▶ [AIM OF THE EXERCISE]: Below are entries. Pull out all lines containing "this".

┌──

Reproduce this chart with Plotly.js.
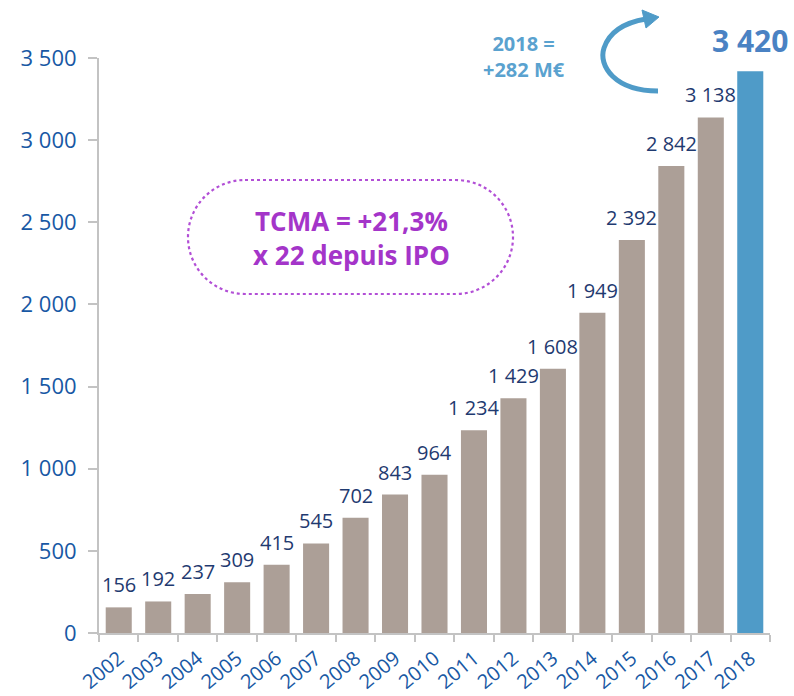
<!DOCTYPE html>
<html><head><meta charset="utf-8">
<script src="https://cdn.plot.ly/plotly-3.0.1.min.js"></script>
<style>html,body{margin:0;padding:0;background:#fff}#chart{width:794px;height:696px}</style>
</head><body><div id="chart"></div>
<script>
const years = ["2002","2003","2004","2005","2006","2007","2008","2009","2010","2011","2012","2013","2014","2015","2016","2017","2018"];
const values = [156,192,237,309,415,545,702,843,964,1234,1429,1608,1949,2392,2842,3138,3420];
const yTicks = [0,500,1000,1500,2000,2500,3000,3500];
const boxLines = ["TCMA = +21,3%","x 22 depuis IPO"];
const deltaLines = ["2018 =","+282 M€"];

const W=794,H=696, L=99, R=24, T=58, B=63;
const pw=W-L-R, ph=H-T-B;
const px=x=>(x-L)/pw, py=y=>(H-B-y)/ph;
const fmt=v=>String(v).replace(/\B(?=(\d{3})+(?!\d))/g,' ');

const colors = years.map((y,i)=> i===years.length-1 ? '#4f9bc8' : '#ac9f97');
const font = '"Open Sans", "Noto Sans", sans-serif';

const annotations = years.map((y,i)=>{
  const last = i===years.length-1;
  return {x:i, y:values[i], xref:'x', yref:'y', text:fmt(values[i]), showarrow:false,
    xanchor:'center', yanchor:'bottom', yshift: last?8:7,
    font:{family:font, size: last?30:20, color: last?'#4a82c3':'#1f3a70', weight: last?'bold':'normal'}};
});
annotations.push({xref:'paper',yref:'paper',x:px(351),y:py(238),xanchor:'center',yanchor:'middle',text:boxLines.join('<br>'),showarrow:false,
  font:{family:font,size:26,color:'#a435c9',weight:'bold'},align:'center'});
annotations.push({xref:'paper',yref:'paper',x:px(524),y:py(56),xanchor:'center',yanchor:'middle',text:deltaLines.join('<br>'),showarrow:false,
  font:{family:font,size:20,color:'#5aa2cf',weight:'bold'},align:'center'});

function pill(x0,y0,x1,y1){
  const r=(y1-y0)/2, k=0.5523*r, cy=(y0+y1)/2;
  const P=(x,y)=>px(x)+','+py(y);
  return 'M'+P(x0+r,y0)+' L'+P(x1-r,y0)+
    ' C'+P(x1-r+k,y0)+' '+P(x1,cy-k)+' '+P(x1,cy)+
    ' C'+P(x1,cy+k)+' '+P(x1-r+k,y1)+' '+P(x1-r,y1)+
    ' L'+P(x0+r,y1)+
    ' C'+P(x0+r-k,y1)+' '+P(x0,cy+k)+' '+P(x0,cy)+
    ' C'+P(x0,cy-k)+' '+P(x0+r-k,y0)+' '+P(x0+r,y0)+' Z';
}
const P=(x,y)=>px(x)+','+py(y);
const arcPath='M'+P(658,91)+' C'+P(615,91)+' '+P(598,66)+' '+P(604,48)+' C'+P(610,30)+' '+P(628,22)+' '+P(646,19);
const headPath='M'+P(642,10)+' L'+P(659,17)+' L'+P(646,28)+' Z';

const shapes=[
  {type:'path',xref:'paper',yref:'paper',path:pill(188,180,513,294),line:{color:'#b24fd6',width:2.2,dash:'dot'},fillcolor:'rgba(0,0,0,0)'},
  {type:'path',xref:'paper',yref:'paper',path:arcPath,line:{color:'#4f9bc8',width:5},fillcolor:'rgba(0,0,0,0)'},
  {type:'path',xref:'paper',yref:'paper',path:headPath,line:{color:'#4f9bc8',width:1},fillcolor:'#4f9bc8'}
];

Plotly.newPlot('chart',[{type:'bar',x:years,y:values,marker:{color:colors},hoverinfo:'none'}],{
  width:W,height:H,margin:{l:L,r:R,t:T,b:B},paper_bgcolor:'#fff',plot_bgcolor:'#fff',
  separators:', ',bargap:0.34,showlegend:false,
  font:{family:font},
  xaxis:{type:'category',range:[-0.5,years.length-0.5],showline:true,linecolor:'#c3c3c3',linewidth:2,ticks:'outside',tickson:'boundaries',
    ticklen:7,tickcolor:'#c3c3c3',tickwidth:2,tickangle:-40,ticklabelstandoff:4,tickfont:{family:font,size:20,color:'#1858a4'},showgrid:false,zeroline:false},
  yaxis:{range:[0,3500],tickvals:yTicks,ticktext:yTicks.map(fmt),showline:true,linecolor:'#c3c3c3',linewidth:2,ticks:'outside',
    ticklen:9,tickcolor:'#c3c3c3',tickwidth:2,ticklabelstandoff:7,tickfont:{family:font,size:22,color:'#1858a4'},showgrid:false,zeroline:false},
  annotations,shapes
},{staticPlot:true});
</script></body></html>
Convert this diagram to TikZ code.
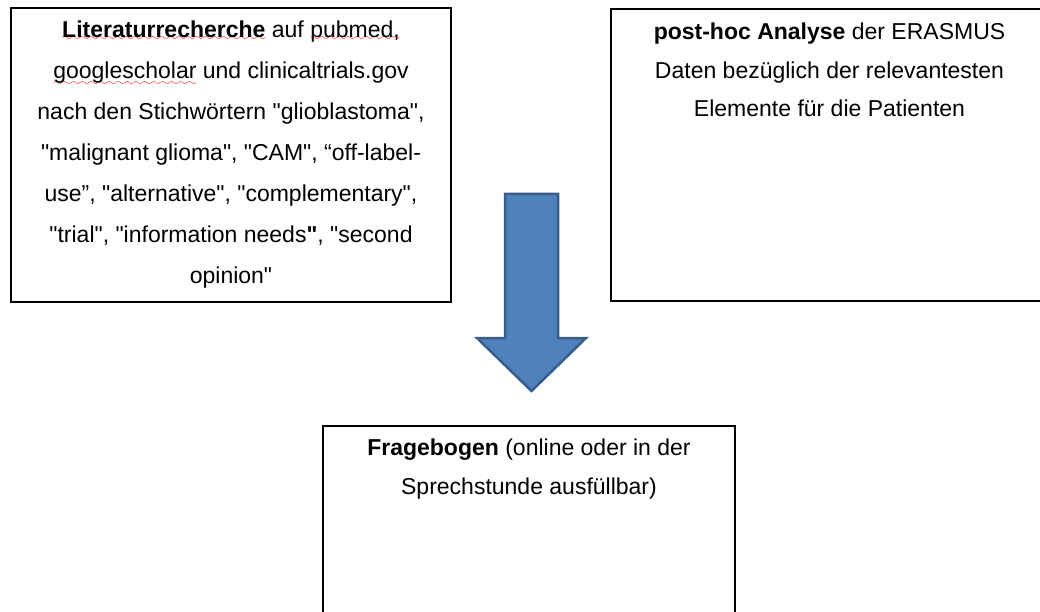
\documentclass[tikz,border=0pt]{standalone}
\usepackage{fontspec}
\setmainfont{Liberation Sans}[Ligatures=TeXOff]
\usetikzlibrary{positioning}
\definecolor{arrowfill}{HTML}{4F81BD}
\definecolor{arrowline}{HTML}{385D8A}
% red spell-check wave under a word
\font\wavefont=lasy6 scaled 1700\relax
\newcommand\spellerr[2][4pt]{\setbox0=\hbox{#2}%
  \rlap{\lower#1\hbox to\wd0{\color{red}\xleaders\hbox{\wavefont\char58}\hfill}}\box0\relax}

\begin{document}
\begin{tikzpicture}[x=1pt,y=-1pt,
  box/.style={draw,line width=1.8pt,rectangle,inner sep=0pt,outer sep=0pt,anchor=north west},
  txt/.style={align=center,inner sep=0pt,anchor=north,font=\fontsize{23}{38.5}\selectfont},
  blockarrow/.style={draw=arrowline,fill=arrowfill,line width=2.5pt,line join=miter}]
  \useasboundingbox (0,0) rectangle (1040,612);
  \clip (0,0) rectangle (1040,612);

  \node[box,minimum width=440pt,minimum height=294pt] (lit) at (11,8) {};
  \node[box,minimum width=437pt,minimum height=292pt] (posthoc) [right=160pt of lit] {};
  \node[box,minimum width=412pt,minimum height=230pt] (frage) at (323,426) {};

  \node[txt,font=\fontsize{23}{41}\selectfont] (littxt) [below=13pt of lit.north] {%
    \spellerr[3pt]{\bfseries Literaturrecherche} auf \spellerr[3pt]{pubmed,}\\
    \spellerr[7pt]{googlescholar} und clinicaltrials.gov\\
    nach den Stichwörtern "glioblastoma",\\
    "malignant glioma", "CAM", “off-label-\\
    use”, "alternative", "complementary",\\
    "trial", "information needs\textbf{"}, "second\\
    opinion"};
  \node[txt] (posthoctxt) [below=14pt of posthoc.north] {%
    \textbf{post-hoc Analyse} der ERASMUS\\
    Daten bezüglich der relevantesten\\
    Elemente für die Patienten};
  \node[txt] (fragetxt) [below=13pt of frage.north] {%
    \textbf{Fragebogen} (online oder in der\\
    Sprechstunde ausfüllbar)};

  % block arrow between the rows
  \draw[blockarrow] (505,194) -- (558,194) -- (558,338) -- (586,338)
    -- (531.5,391) -- (477,338) -- (505,338) -- cycle;
\end{tikzpicture}
\end{document}
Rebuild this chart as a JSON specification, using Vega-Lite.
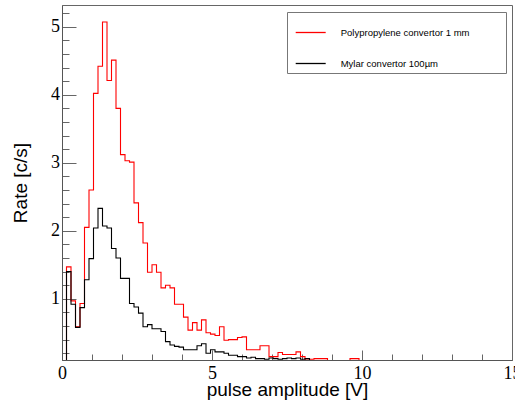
{
  "$schema": "https://vega.github.io/schema/vega-lite/v6.json",
  "width": 450,
  "height": 355,
  "autosize": {"type": "none"},
  "padding": {"left": 62, "top": 5, "right": 3, "bottom": 43},
  "background": "white",
  "config": {
    "view": {"stroke": "#666", "strokeWidth": 1},
    "axis": {"grid": false, "domainColor": "#555", "tickColor": "#666", "labelColor": "black", "titleColor": "black"}
  },
  "data": {
    "values": [
      {"x": 0.00, "poly": 0.00, "mylar": 0.00},
      {"x": 0.15, "poly": 1.47, "mylar": 1.40},
      {"x": 0.30, "poly": 0.97, "mylar": 0.92},
      {"x": 0.45, "poly": 0.59, "mylar": 0.58},
      {"x": 0.60, "poly": 0.93, "mylar": 0.87},
      {"x": 0.75, "poly": 2.05, "mylar": 1.28},
      {"x": 0.90, "poly": 2.60, "mylar": 1.59},
      {"x": 1.05, "poly": 4.02, "mylar": 2.04},
      {"x": 1.20, "poly": 4.42, "mylar": 2.33},
      {"x": 1.35, "poly": 5.07, "mylar": 2.07},
      {"x": 1.50, "poly": 4.21, "mylar": 2.04},
      {"x": 1.65, "poly": 4.51, "mylar": 1.74},
      {"x": 1.80, "poly": 3.80, "mylar": 1.60},
      {"x": 1.95, "poly": 3.12, "mylar": 1.30},
      {"x": 2.10, "poly": 3.03, "mylar": 1.30},
      {"x": 2.25, "poly": 3.01, "mylar": 0.93},
      {"x": 2.40, "poly": 2.41, "mylar": 0.88},
      {"x": 2.55, "poly": 2.12, "mylar": 0.79},
      {"x": 2.70, "poly": 1.82, "mylar": 0.59},
      {"x": 2.85, "poly": 1.39, "mylar": 0.62},
      {"x": 3.00, "poly": 1.50, "mylar": 0.56},
      {"x": 3.15, "poly": 1.39, "mylar": 0.56},
      {"x": 3.30, "poly": 1.16, "mylar": 0.52},
      {"x": 3.45, "poly": 1.20, "mylar": 0.37},
      {"x": 3.60, "poly": 1.16, "mylar": 0.32},
      {"x": 3.75, "poly": 0.92, "mylar": 0.30},
      {"x": 3.90, "poly": 0.92, "mylar": 0.29},
      {"x": 4.05, "poly": 0.73, "mylar": 0.25},
      {"x": 4.20, "poly": 0.54, "mylar": 0.25},
      {"x": 4.35, "poly": 0.65, "mylar": 0.25},
      {"x": 4.50, "poly": 0.54, "mylar": 0.31},
      {"x": 4.65, "poly": 0.69, "mylar": 0.34},
      {"x": 4.80, "poly": 0.50, "mylar": 0.20},
      {"x": 4.95, "poly": 0.48, "mylar": 0.25},
      {"x": 5.10, "poly": 0.46, "mylar": 0.22},
      {"x": 5.25, "poly": 0.59, "mylar": 0.22},
      {"x": 5.40, "poly": 0.39, "mylar": 0.20},
      {"x": 5.55, "poly": 0.40, "mylar": 0.17},
      {"x": 5.70, "poly": 0.40, "mylar": 0.17},
      {"x": 5.85, "poly": 0.43, "mylar": 0.15},
      {"x": 6.00, "poly": 0.44, "mylar": 0.15},
      {"x": 6.15, "poly": 0.25, "mylar": 0.13},
      {"x": 6.30, "poly": 0.25, "mylar": 0.14},
      {"x": 6.45, "poly": 0.25, "mylar": 0.12},
      {"x": 6.60, "poly": 0.31, "mylar": 0.12},
      {"x": 6.75, "poly": 0.31, "mylar": 0.11},
      {"x": 6.90, "poly": 0.15, "mylar": 0.13},
      {"x": 7.05, "poly": 0.15, "mylar": 0.12},
      {"x": 7.20, "poly": 0.21, "mylar": 0.11},
      {"x": 7.35, "poly": 0.18, "mylar": 0.12},
      {"x": 7.50, "poly": 0.18, "mylar": 0.13},
      {"x": 7.65, "poly": 0.18, "mylar": 0.12},
      {"x": 7.80, "poly": 0.22, "mylar": 0.13},
      {"x": 7.95, "poly": 0.15, "mylar": 0.11},
      {"x": 8.10, "poly": 0.10, "mylar": 0.12},
      {"x": 8.25, "poly": 0.11, "mylar": 0.05},
      {"x": 8.40, "poly": 0.12, "mylar": 0.05},
      {"x": 8.55, "poly": 0.12, "mylar": 0.05},
      {"x": 8.70, "poly": 0.12, "mylar": 0.05},
      {"x": 8.85, "poly": 0.05, "mylar": 0.05},
      {"x": 9.00, "poly": 0.05, "mylar": 0.05},
      {"x": 9.15, "poly": 0.05, "mylar": 0.05},
      {"x": 9.30, "poly": 0.05, "mylar": 0.05},
      {"x": 9.45, "poly": 0.05, "mylar": 0.05},
      {"x": 9.60, "poly": 0.12, "mylar": 0.05},
      {"x": 9.75, "poly": 0.12, "mylar": 0.05},
      {"x": 9.90, "poly": 0.00, "mylar": 0.00},
      {"x": 15.0, "poly": 0.00, "mylar": 0.00}
    ]
  },
  "transform": [{"fold": ["poly", "mylar"], "as": ["series", "rate"]}],
  "mark": {"type": "line", "interpolate": "step-after", "strokeWidth": 1.1, "clip": true},
  "encoding": {
    "x": {
      "field": "x", "type": "quantitative",
      "scale": {"domain": [0, 15], "nice": false, "zero": false},
      "axis": {
        "values": [0,1,2,3,4,5,6,7,8,9,10,11,12,13,14,15],
        "labelExpr": "datum.value % 5 === 0 ? datum.label : ''",
        "tickSize": {"condition": {"test": "datum.value % 5 === 0", "value": -10}, "value": -6},
        "labelPadding": 14,
        "labelFont": "Liberation Serif", "labelFontSize": 18,
        "labelFlush": false, "labelOverlap": false,
        "title": "pulse amplitude [V]",
        "titleFont": "Liberation Sans", "titleFontSize": 19, "titleFontWeight": "normal",
        "titlePadding": -6
      }
    },
    "y": {
      "field": "rate", "type": "quantitative",
      "scale": {"domain": [0.1, 5.32], "nice": false, "zero": false},
      "axis": {
        "values": [0.2,0.4,0.6,0.8,1,1.2,1.4,1.6,1.8,2,2.2,2.4,2.6,2.8,3,3.2,3.4,3.6,3.8,4,4.2,4.4,4.6,4.8,5,5.2],
        "labelExpr": "abs(datum.value - round(datum.value)) < 0.001 ? toString(round(datum.value)) : ''",
        "tickSize": {"condition": {"test": "abs(datum.value - round(datum.value)) < 0.001", "value": -14}, "value": -7},
        "labelPadding": 16.5,
        "labelFont": "Liberation Serif", "labelFontSize": 18,
        "labelFlush": false, "labelOverlap": false,
        "title": "Rate [c/s]",
        "titleFont": "Liberation Sans", "titleFontSize": 19, "titleFontWeight": "normal",
        "titlePadding": 20
      }
    },
    "color": {
      "field": "series", "type": "nominal",
      "scale": {"domain": ["poly", "mylar"], "range": ["#ff0000", "#000000"]},
      "legend": {
        "orient": "none", "legendX": 225, "legendY": 7,
        "title": null,
        "labelExpr": "datum.label === 'poly' ? 'Polypropylene convertor 1 mm\u00a0\u00a0\u00a0\u00a0\u00a0\u00a0\u00a0\u00a0\u00a0\u00a0\u00a0\u00a0\u200b' : 'Mylar convertor 100µm'",
        "strokeColor": "#777", "fillColor": "white", "padding": 4.5,
        "symbolType": "stroke", "symbolSize": 900, "symbolStrokeWidth": 1.3, "symbolOffset": 3.2,
        "labelFont": "Liberation Sans", "labelFontSize": 9.5, "labelColor": "black", "labelOffset": 14,
        "labelLimit": 300,
        "rowPadding": 10
      }
    }
  }
}
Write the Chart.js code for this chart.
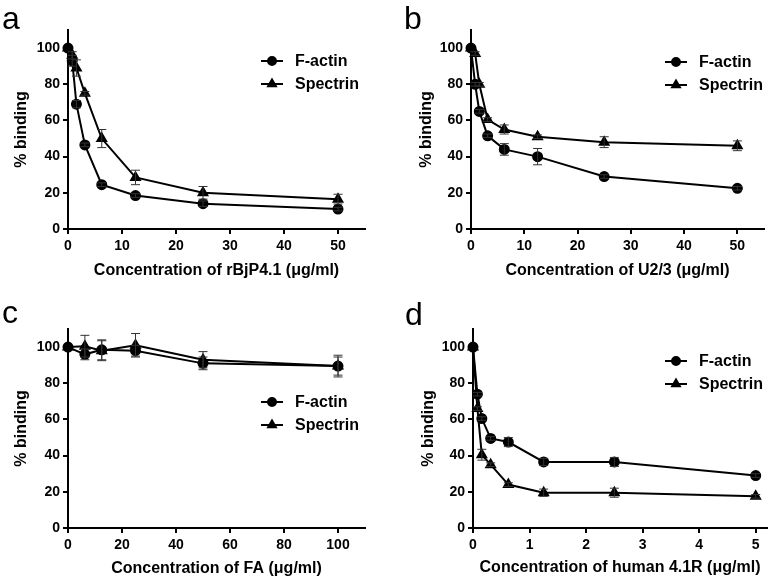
<!DOCTYPE html>
<html>
<head>
<meta charset="utf-8">
<script src="https://cdn.jsdelivr.net/npm/chart.js@4/dist/chart.umd.min.js"></script>
<style>
  body { margin: 0; background: #fff; }
  #wrap { position: relative; width: 774px; height: 580px; font-family: Arial, "Liberation Sans", sans-serif; }
  .panel { position: absolute; width: 387px; height: 290px; }
  .lbl { position: absolute; font-size: 32px; line-height: 32px; color: #000; }
</style>
</head>
<body>
<div id="wrap">
  <div class="panel" style="left:0;top:0"><canvas id="ga" width="387" height="290"></canvas></div>
  <div class="panel" style="left:387px;top:0"><canvas id="gb" width="387" height="290"></canvas></div>
  <div class="panel" style="left:0;top:290px"><canvas id="gc" width="387" height="290"></canvas></div>
  <div class="panel" style="left:387px;top:290px"><canvas id="gd" width="387" height="290"></canvas></div>
  <div class="lbl" style="left:2px;top:2px">a</div>
  <div class="lbl" style="left:404px;top:2px">b</div>
  <div class="lbl" style="left:2px;top:296px">c</div>
  <div class="lbl" style="left:405px;top:298px">d</div>
</div>
<script>
// panel a - rBjP4.1
var concA = [0, 0.78, 1.56, 3.125, 6.25, 12.5, 25, 50];
var actinA = [100, 93, 69, 46.5, 24.5, 18.5, 14, 11];
var actinErrA = [0, 3, 2, 1, 1, 1, 1.5, 1];
var spectrinA = [100, 96, 89, 75, 50, 28.5, 20, 16.5];
var spectrinErrA = [0, 2, 4.5, 1, 5, 4, 3.5, 2.7];

// panel b - U2/3
var concB = [0, 0.78, 1.56, 3.125, 6.25, 12.5, 25, 50];
var actinB = [100, 80, 65, 51.5, 44, 40, 29, 22.5];
var actinErrB = [0, 1, 1, 1, 3.2, 4.5, 1, 1];
var spectrinB = [100, 97, 80, 60.5, 55, 51, 48, 46];
var spectrinErrB = [0, 1, 1, 1, 2.5, 1, 3, 2.7];

// panel c - FA
var concC = [0, 6.25, 12.5, 25, 50, 100];
var actinC = [100, 96, 98.5, 98, 91, 89.5];
var actinErrC = [0, 3, 5.5, 3, 3.5, 5];
var spectrinC = [100, 100.5, 98, 101, 93, 89.5];
var spectrinErrC = [0, 6, 5.5, 6.5, 4.5, 6];

// panel d - human 4.1R
var concD = [0, 0.078, 0.156, 0.3125, 0.625, 1.25, 2.5, 5];
var actinD = [100, 74, 60.5, 49.5, 47.5, 36.5, 36.5, 29];
var actinErrD = [0, 1, 1, 1, 2.5, 2, 2.5, 1];
var spectrinD = [100, 66, 40.5, 35, 24, 19.5, 19.5, 17.5];
var spectrinErrD = [0, 1, 3, 1, 1, 2, 2.5, 1];

var yTicks = [0, 20, 40, 60, 80, 100];

var FONT = 'Arial, "Liberation Sans", sans-serif';

function pts(xs, ys) {
    return xs.map(function (x, i) { return {x: x, y: ys[i]}; });
}

// error bars, drawn through the y scale
var errorBars = {
    id: 'errorBars',
    afterDatasetsDraw: function (chart) {
        var ctx = chart.ctx;
        var ys = chart.scales.y;
        ctx.save();
        ctx.strokeStyle = '#333';
        ctx.lineWidth = 1;
        chart.data.datasets.forEach(function (ds, di) {
            if (!ds.errors) return;
            var meta = chart.getDatasetMeta(di);
            meta.data.forEach(function (pt, i) {
                var e = ds.errors[i];
                if (!e) return;
                var v = ds.data[i].y;
                var top = ys.getPixelForValue(v + e);
                var bot = ys.getPixelForValue(v - e);
                ctx.beginPath();
                ctx.moveTo(pt.x, top); ctx.lineTo(pt.x, bot);
                ctx.moveTo(pt.x - 4.5, top); ctx.lineTo(pt.x + 4.5, top);
                ctx.moveTo(pt.x - 4.5, bot); ctx.lineTo(pt.x + 4.5, bot);
                ctx.stroke();
            });
        });
        ctx.restore();
    }
};

// legend inside the plot
var innerLegend = {
    id: 'innerLegend',
    afterDraw: function (chart, args, opts) {
        var ctx = chart.ctx;
        ctx.save();
        chart.data.datasets.forEach(function (ds, i) {
            var cx = opts.x + 11, cy = opts.y + i * opts.gap;
            ctx.strokeStyle = '#000';
            ctx.lineWidth = 2;
            ctx.beginPath();
            ctx.moveTo(opts.x, cy); ctx.lineTo(opts.x + 22, cy);
            ctx.stroke();
            ctx.fillStyle = '#000';
            Chart.helpers.drawPoint(ctx, {pointStyle: ds.pointStyle, radius: ds.pointRadius - 0.5, rotation: 0, borderWidth: 1}, cx, cy);
            ctx.fill();
            ctx.font = 'bold 16px ' + FONT;
            ctx.textBaseline = 'middle';
            ctx.fillText(ds.label, opts.x + 34, cy + 1);
        });
        ctx.restore();
    }
};

function makeChart(id, xs, a, aErr, s, sErr, cfg) {
    var ctx = document.getElementById(id).getContext('2d');
    return new Chart(ctx, {
        type: 'line',
        data: {
            datasets: [{
                label: 'F-actin',
                data: pts(xs, a),
                errors: aErr,
                borderColor: '#000',
                backgroundColor: '#000',
                borderWidth: 2,
                pointStyle: 'circle',
                pointRadius: 4.5,
                tension: 0,
                clip: false
            }, {
                label: 'Spectrin',
                data: pts(xs, s),
                errors: sErr,
                borderColor: '#000',
                backgroundColor: '#000',
                borderWidth: 2,
                pointStyle: 'triangle',
                pointRadius: 5,
                tension: 0,
                clip: false
            }]
        },
        options: {
            responsive: false,
            animation: false,
            layout: {padding: {left: 0, top: cfg.top, right: cfg.right, bottom: 0}},
            plugins: {
                legend: {display: false},
                tooltip: {enabled: false},
                innerLegend: cfg.legend
            },
            scales: {
                x: {
                    type: 'linear',
                    min: 0,
                    max: cfg.xMax,
                    afterFit: function (sc) { sc.height = cfg.bottom; },
                    border: {color: '#000', width: 2},
                    grid: {drawOnChartArea: false, color: '#000', lineWidth: 2, tickLength: 5},
                    ticks: {
                        stepSize: cfg.xStep,
                        includeBounds: false,
                        color: '#000',
                        padding: 4,
                        maxRotation: 0,
                        font: {family: FONT, size: 14, weight: 'bold'}
                    },
                    title: {
                        display: true,
                        text: cfg.xTitle,
                        color: '#000',
                        padding: {top: 0, bottom: cfg.xTitlePad},
                        font: {family: FONT, size: 16, weight: 'bold'}
                    }
                },
                y: {
                    min: 0,
                    max: 110,
                    afterFit: function (sc) { sc.width = cfg.left; },
                    afterBuildTicks: function (sc) { sc.ticks = yTicks.map(function (v) { return {value: v}; }); },
                    border: {color: '#000', width: 2},
                    grid: {drawOnChartArea: false, color: '#000', lineWidth: 2, tickLength: 5},
                    ticks: {
                        color: '#000',
                        padding: 3,
                        font: {family: FONT, size: 14, weight: 'bold'}
                    },
                    title: {
                        display: true,
                        text: '% binding',
                        color: '#000',
                        padding: {top: cfg.yTitlePad, bottom: 0},
                        font: {family: FONT, size: 16, weight: 'bold'}
                    }
                }
            }
        },
        plugins: [errorBars, innerLegend]
    });
}

makeChart('ga', concA, actinA, actinErrA, spectrinA, spectrinErrA, {
    left: 68, right: 22, top: 30, bottom: 61, xMax: 55, xStep: 10,
    xTitle: 'Concentration of rBjP4.1 (\u03bcg/ml)', xTitlePad: 10, yTitlePad: 12,
    legend: {x: 261, y: 61, gap: 23}
});
makeChart('gb', concB, actinB, actinErrB, spectrinB, spectrinErrB, {
    left: 84, right: 10, top: 30, bottom: 61, xMax: 55, xStep: 10,
    xTitle: 'Concentration of U2/3 (\u03bcg/ml)', xTitlePad: 10, yTitlePad: 30,
    legend: {x: 278, y: 62, gap: 23}
});
makeChart('gc', concC, actinC, actinErrC, spectrinC, spectrinErrC, {
    left: 68, right: 22, top: 39, bottom: 52, xMax: 110, xStep: 20,
    xTitle: 'Concentration of FA (\u03bcg/ml)', xTitlePad: 2, yTitlePad: 12,
    legend: {x: 261, y: 112, gap: 23}
});
makeChart('gd', concD, actinD, actinErrD, spectrinD, spectrinErrD, {
    left: 86, right: 4, top: 39, bottom: 52, xMax: 5.2, xStep: 1,
    xTitle: 'Concentration of human 4.1R (\u03bcg/ml)', xTitlePad: 3, yTitlePad: 32,
    legend: {x: 278, y: 71, gap: 23}
});
</script>
</body>
</html>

└──

▶ [EXPECTED ANSWER]:
Reproduce this chart with Plotly.js.
Convert this diagram to TikZ code.
Rebuild this chart as a JSON specification, using Vega-Lite.
Write the Chart.js code for this chart.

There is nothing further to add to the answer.